The author of Maggie and Me on researching his first novel set in South Africa, being edited by Diana Athill, and the book he can’t bear to finish reading
Damian Barr is a writer and broadcaster, and the founder of London’s Literary Salon, which features writers reading from their latest works at the Savoy hotel. His books include Maggie and Me, a darkly witty memoir of growing up gay in Margaret Thatcher’s Britain. His debut novel, You Will Be Safe Here, is set both in contemporary South Africa and at the time of the Boer war, and is published this week in paperback by Bloomsbury.
What made you want to write about South Africa?
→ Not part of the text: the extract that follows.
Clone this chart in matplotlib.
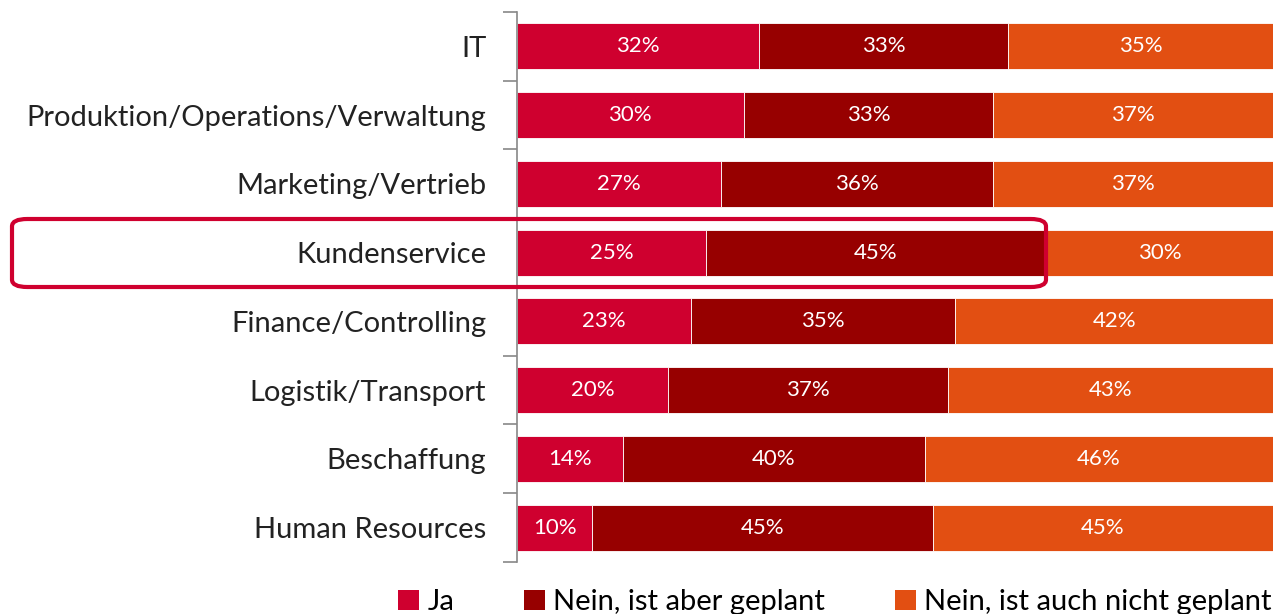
import matplotlib.pyplot as plt
from matplotlib.patches import FancyBboxPatch, Patch
import numpy as np

# Daten (von oben nach unten)
kategorien = ['IT', 'Produktion/Operations/Verwaltung', 'Marketing/Vertrieb', 'Kundenservice',
              'Finance/Controlling', 'Logistik/Transport', 'Beschaffung', 'Human Resources']
ja = [32, 30, 27, 25, 23, 20, 14, 10]
nein_geplant = [33, 33, 36, 45, 35, 37, 40, 45]
nein_nicht = [35, 37, 37, 30, 42, 43, 46, 45]
serien = ['Ja', 'Nein, ist aber geplant', 'Nein, ist auch nicht geplant']
farben = ['#CF002F', '#970000', '#E24F12']

plt.rcParams['font.family'] = ['Lato', 'DejaVu Sans']

fig = plt.figure(figsize=(12.73, 6.14), dpi=100)
ax = fig.add_axes([0.406, 0.0847, 0.594, 0.8958])

y = np.arange(len(kategorien))
links = np.zeros(len(kategorien))
for werte, farbe in zip([ja, nein_geplant, nein_nicht], farben):
    werte = np.array(werte)
    balken = ax.barh(y, werte, left=links, height=0.67, color=farbe,
                     edgecolor='white', linewidth=0.6)
    for b, w in zip(balken, werte):
        ax.text(b.get_x() + w / 2, b.get_y() + b.get_height() / 2, f'{w}%',
                ha='center', va='center', color='white', fontsize=16)
    links += werte

ax.set_xlim(0, 100)
ax.set_ylim(len(kategorien) - 0.5, -0.5)
ax.set_yticks(y)
ax.set_yticklabels(kategorien, fontsize=21, color='#222222')
ax.tick_params(axis='y', which='major', length=0, pad=22)
ax.set_yticks(np.arange(len(kategorien) + 1) - 0.5, minor=True)
ax.tick_params(axis='y', which='minor', length=10, width=1.2, color='#888888')
ax.set_xticks([])
for s in ['top', 'right', 'bottom']:
    ax.spines[s].set_visible(False)
ax.spines['left'].set_color('#888888')
ax.spines['left'].set_linewidth(1.2)

# Hervorhebung Kundenservice
rahmen = FancyBboxPatch((12 / 1273, 1 - 287 / 614), (1046 - 12) / 1273, (287 - 219) / 614,
                        boxstyle='round,pad=0,rounding_size=0.012', transform=fig.transFigure,
                        fill=False, edgecolor='#CF002F', linewidth=3, clip_on=False)
fig.patches.append(rahmen)

handles = [Patch(facecolor=f, edgecolor='none') for f in farben]
fig.legend(handles, serien, loc='lower center', bbox_to_anchor=(0.656, -0.045), ncol=3,
           frameon=False, fontsize=21, handlelength=0.7, handleheight=0.7,
           handletextpad=0.3, columnspacing=2.4)

plt.savefig('out.png', dpi=100)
My way into it was a news story about a 15-year-old called Raymond Buys, who in 2011 was sent by his mother to a camp near Johannesburg, which promised to make men out of boys. The camp was run by former soldiers who starved, beat, electrocuted and tortured Raymond to death. When I saw his photo in the newspaper, he looked just like a boy I had gone to primary school with, who came from South Africa to Scotland, but returned a year later and I lost touch with him. So, when I saw the photo, I felt I knew Raymond. I felt an emotional connection with this lost boy. I wanted to know who he was, who sends a child to a place like this, who runs a place like this? I had so many questions. I thought originally I might do a piece of journalism.